It’s both hard and easy to believe that the sentiment “Digital will become the core” still attracts a lot of attention in 2020. It’s hard to believe: Isn’t that the pivot we have all been making for more than twenty years? But it’s easy to believe when we experience interactions with enterprise companies that are mired in literal paperwork and cumbersome processes that clearly require a digital rethink.
COVID will be a catalyst for the companies who have been holding back fully integrating digital initiatives into core operations. Rapid shifts in consumer behavior and heightened expectations created by organizations who are digital leaders will put pressure on the laggards to advance. Three examples of the kinds of changes playing out today:
- Distance or remote learning will dominate. Higher education is in the midst of a major transition to online learning: a little later than Clayton Christensen predicted, but with devastating effect. This shift translates into learning and credentialing for employees, where everything from new employee onboarding to advanced product training will take place online with in-person as the exception. Rather than forming separate divisions of online learning, learning software and expertise will be required everywhere from HR to Marketing Operations. There’s potentially huge upside here for companies to better identify and understand the verifiable skills in its employee base.
- Anything that can be sold online, will be sold online. We’ve seen online viewing rooms for art sales, virtual house tours for residential real estate, and of course the mass migration of thousands of Americans to buying their groceries online. Many of these new consumer habits will stick, and require enterprises still siloing their digital experience teams and customer data to shift them to the core. In many cases, the traditional experience will also need a complete rethink — for the times you will go to a physical grocery store, what should the new product layout look like? In a time where supply chains are, for now, intermittently disrupted, how might digital be used to signal availability of goods?

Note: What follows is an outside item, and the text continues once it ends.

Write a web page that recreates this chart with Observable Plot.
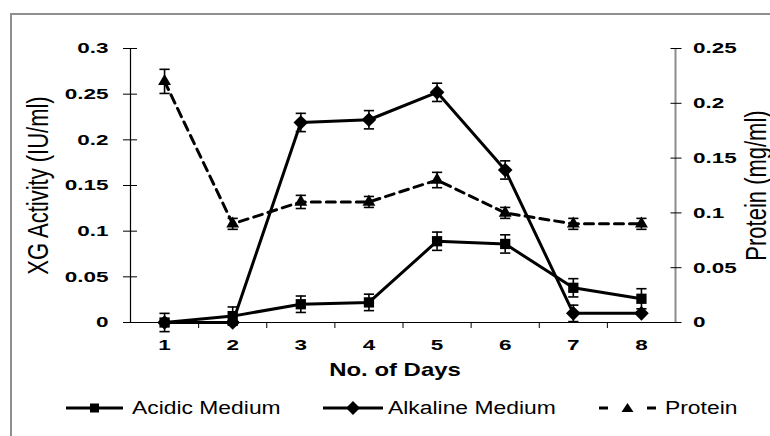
<!DOCTYPE html>
<html>
<head>
<meta charset="utf-8">
<script src="https://cdn.jsdelivr.net/npm/d3@7"></script>
<script src="https://cdn.jsdelivr.net/npm/@observablehq/plot@0.6"></script>
<style>
  html, body { margin: 0; padding: 0; background: white; }
  #wrap { position: relative; width: 770px; height: 436px; overflow: hidden; background: white; font-family: "Liberation Sans", Arial, sans-serif; }
  #frame { position: absolute; left: 10px; top: 13px; right: -10px; bottom: -10px; border-left: 2px solid #8f8f8f; border-top: 2px solid #8f8f8f; }
  #chart { position: absolute; left: 0; top: 0; }
  .leg { position: absolute; top: 398px; height: 20px; }
  .leg svg { position: absolute; top: 0; left: 0; overflow: visible; }
  .leg span { position: absolute; top: 0; line-height: 20px; font-size: 18px; white-space: nowrap; transform: scaleX(1.27); transform-origin: left center; color: #000; }
</style>
</head>
<body>
<div id="wrap">
  <div id="frame"></div>
  <div id="chart"></div>
  <div id="legend"></div>
</div>
<script>
// ---- data ----
const days = [1, 2, 3, 4, 5, 6, 7, 8];
const acidic = [0.000, 0.007, 0.020, 0.022, 0.089, 0.086, 0.038, 0.026];
const acidicErr = [0.010, 0.010, 0.009, 0.009, 0.010, 0.010, 0.010, 0.011];
const alkaline = [0.000, 0.000, 0.219, 0.222, 0.252, 0.167, 0.010, 0.010];
const alkalineErr = [0.000, 0.000, 0.010, 0.010, 0.010, 0.010, 0.009, 0.000];
const protein = [0.22, 0.09, 0.11, 0.11, 0.13, 0.10, 0.09, 0.09];
const proteinErr = [0.011, 0.005, 0.006, 0.005, 0.007, 0.005, 0.005, 0.005];
const leftTicks = [0, 0.05, 0.1, 0.15, 0.2, 0.25, 0.3];
const rightTicks = [0, 0.05, 0.1, 0.15, 0.2, 0.25];
const seriesNames = ["Acidic Medium", "Alkaline Medium", "Protein"];
const xTitle = "No. of Days";
const leftTitle = "XG Activity (IU/ml)";
const rightTitle = "Protein (mg/ml)";

// protein is drawn on the right axis (0..0.25) which maps onto left (0..0.3)
const k = 0.3 / 0.25;

const acidicData = days.map((d, i) => ({day: d, v: acidic[i], e: acidicErr[i]}));
const alkalineData = days.map((d, i) => ({day: d, v: alkaline[i], e: alkalineErr[i]}));
const proteinData = days.map((d, i) => ({day: d, v: protein[i] * k, e: proteinErr[i] * k}));

const capHalf = 0.075;
function errorMarks(data) {
  const ed = data.filter(d => d.e > 0);
  return [
    Plot.ruleX(ed, {x: "day", y1: d => d.v - d.e, y2: d => d.v + d.e, strokeWidth: 1.6}),
    Plot.link(ed, {x1: d => d.day - capHalf, x2: d => d.day + capHalf, y1: d => d.v + d.e, y2: d => d.v + d.e, strokeWidth: 1.6}),
    Plot.link(ed, {x1: d => d.day - capHalf, x2: d => d.day + capHalf, y1: d => d.v - d.e, y2: d => d.v - d.e, strokeWidth: 1.6})
  ];
}
const bounds = d3.range(1.5, 8, 1);

const chart = Plot.plot({
  width: 770,
  height: 385,
  marginLeft: 130,
  marginRight: 95,
  marginTop: 48,
  marginBottom: 63,
  x: {domain: [0.5, 8.5]},
  y: {domain: [0, 0.3]},
  style: {fontFamily: "'Liberation Sans', Arial, sans-serif", color: "black", background: "none", overflow: "visible"},
  marks: [
    Plot.ruleY([0], {stroke: "black", strokeWidth: 1.2}),
    Plot.ruleX([0.5], {stroke: "black", strokeWidth: 1.2}),
    Plot.ruleX([8.5], {stroke: "#8c8c8c", strokeWidth: 2}),
    Plot.axisX(bounds, {tickSize: 6, tickFormat: () => "", label: null}),
    Plot.axisX(days, {tickSize: 0, tickPadding: 17, fontSize: 15, fontWeight: "bold", label: null, tickFormat: d => String(d)}),
    Plot.axisY(leftTicks, {tickSize: 14, dx: 7, tickPadding: 15, fontSize: 15, fontWeight: "bold", label: null, tickFormat: d => String(+d.toFixed(2))}),
    Plot.axisY(rightTicks.map(v => v * k), {anchor: "right", tickSize: 11, dx: -5.5, tickPadding: 12, fontSize: 15, fontWeight: "bold", label: null, tickFormat: d => String(+(d / k).toFixed(2))}),
    // protein (dashed)
    ...errorMarks(proteinData),
    Plot.line(proteinData, {x: "day", y: "v", stroke: "black", strokeWidth: 3, strokeDasharray: "9,6"}),
    Plot.dot(proteinData, {x: "day", y: "v", symbol: "triangle", r: 4.8, fill: "black", stroke: "none"}),
    // acidic
    ...errorMarks(acidicData),
    Plot.line(acidicData, {x: "day", y: "v", stroke: "black", strokeWidth: 3}),
    Plot.dot(acidicData, {x: "day", y: "v", symbol: "square", r: 5.8, fill: "black", stroke: "none"}),
    // alkaline
    ...errorMarks(alkalineData),
    Plot.line(alkalineData, {x: "day", y: "v", stroke: "black", strokeWidth: 3}),
    Plot.dot(alkalineData, {x: "day", y: "v", symbol: "diamond2", r: 6.6, fill: "black", stroke: "none"}),
    // titles
    Plot.text([leftTitle], {text: d => d, frameAnchor: "left", textAnchor: "middle", lineAnchor: "middle", dx: -92, rotate: -90, fontSize: 22}),
    Plot.text([rightTitle], {text: d => d, frameAnchor: "right", textAnchor: "middle", lineAnchor: "middle", dx: 81, rotate: -90, fontSize: 22}),
    Plot.text([xTitle], {text: d => d, frameAnchor: "bottom", textAnchor: "middle", lineAnchor: "middle", dy: 48, dx: -8, fontSize: 18, fontWeight: "bold"})
  ]
});
document.getElementById("chart").appendChild(chart);

// the reference image is horizontally stretched: widen glyphs accordingly
chart.querySelectorAll("text").forEach(t => {
  const tr = t.getAttribute("transform") || "";
  const content = t.textContent.trim();
  if (tr.includes("rotate")) {
    t.setAttribute("transform", tr + " scale(1,1.3)");
  } else {
    const kk = /^[\d.]+$/.test(content) ? 1.5 : 1.33;
    const x = +t.getAttribute("x") || 0, y = +t.getAttribute("y") || 0;
    t.setAttribute("transform", `${tr} translate(${x},${y}) scale(${kk},1) translate(${-x},${-y})`);
  }
});

// ---- legend ----
const legend = document.getElementById("legend");
const ns = "http://www.w3.org/2000/svg";
const legItems = [
  {name: seriesNames[0], x0: 66, x1: 123, tx: 132, sym: "square", dash: null},
  {name: seriesNames[1], x0: 323, x1: 383, tx: 388, sym: "diamond", dash: null},
  {name: seriesNames[2], x0: 599, x1: 656, tx: 665, sym: "triangle", dash: "9,39"}
];
legItems.forEach(it => {
  const div = document.createElement("div");
  div.className = "leg";
  div.style.left = it.x0 + "px";
  const svg = document.createElementNS(ns, "svg");
  const w = it.x1 - it.x0;
  svg.setAttribute("width", w);
  svg.setAttribute("height", 20);
  const line = document.createElementNS(ns, "line");
  line.setAttribute("x1", 0); line.setAttribute("x2", w);
  line.setAttribute("y1", 10); line.setAttribute("y2", 10);
  line.setAttribute("stroke", "black"); line.setAttribute("stroke-width", 3);
  if (it.dash) line.setAttribute("stroke-dasharray", it.dash);
  svg.appendChild(line);
  const cx = w / 2;
  let shape;
  if (it.sym === "square") {
    shape = document.createElementNS(ns, "rect");
    shape.setAttribute("x", cx - 4.5); shape.setAttribute("y", 5.5);
    shape.setAttribute("width", 9); shape.setAttribute("height", 9);
  } else if (it.sym === "diamond") {
    shape = document.createElementNS(ns, "path");
    shape.setAttribute("d", `M${cx},3 L${cx + 7},10 L${cx},17 L${cx - 7},10 Z`);
  } else {
    shape = document.createElementNS(ns, "path");
    shape.setAttribute("d", `M${cx},5 L${cx + 6},14 L${cx - 6},14 Z`);
  }
  shape.setAttribute("fill", "black");
  svg.appendChild(shape);
  div.appendChild(svg);
  const span = document.createElement("span");
  span.textContent = it.name;
  span.style.left = (it.tx - it.x0) + "px";
  div.appendChild(span);
  legend.appendChild(div);
});
</script>
</body>
</html>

- Healthcare needs to deliver digital consistently. The term “telemedicine” has been around for decades, but until very recently it was a grudging exception to the in-person visit. Appointment scheduling and prescription refills have shifted online, but the digital patient experience is disjointed. At my own healthcare provider, for example, you can schedule visits with physicians you have seen through an app, but not new visits. Until very recently, many insurance companies refused to cover the video visits healthcare providers were actively promoting. These gaps in digital experience were felt by the consumer, and reflected the internal disconnect between different components of healthcare industry embracing digital at different speeds. Consumers will be reluctant to return to long telephone wait times and in-person visits where video would suffice, so real collaboration will be required to deliver digital in a heavily regulated industry.
Nothing about moving digital to the core is easy, particularly for enterprises with robust analog businesses slower to be disrupted. The COVID crisis shifts the equation dramatically:
- Pressure from customers and consumers for digital-first experiences accelerates
- Executive leadership / divisional silos reduce in the rush to adapt and serve the customer
- Employees working from home drive rapid adoption of collaboration software (and disrupt long evaluation periods / cost:benefit analyses led by IT)
- Tolerance for the kinds of quick experimentation that informs digital strategy is higher
The never waste a crisis rule applies here: for the enterprise organizations still operating with digital as an adjunct, it’s time to align data, technology, and culture to move digital to the core.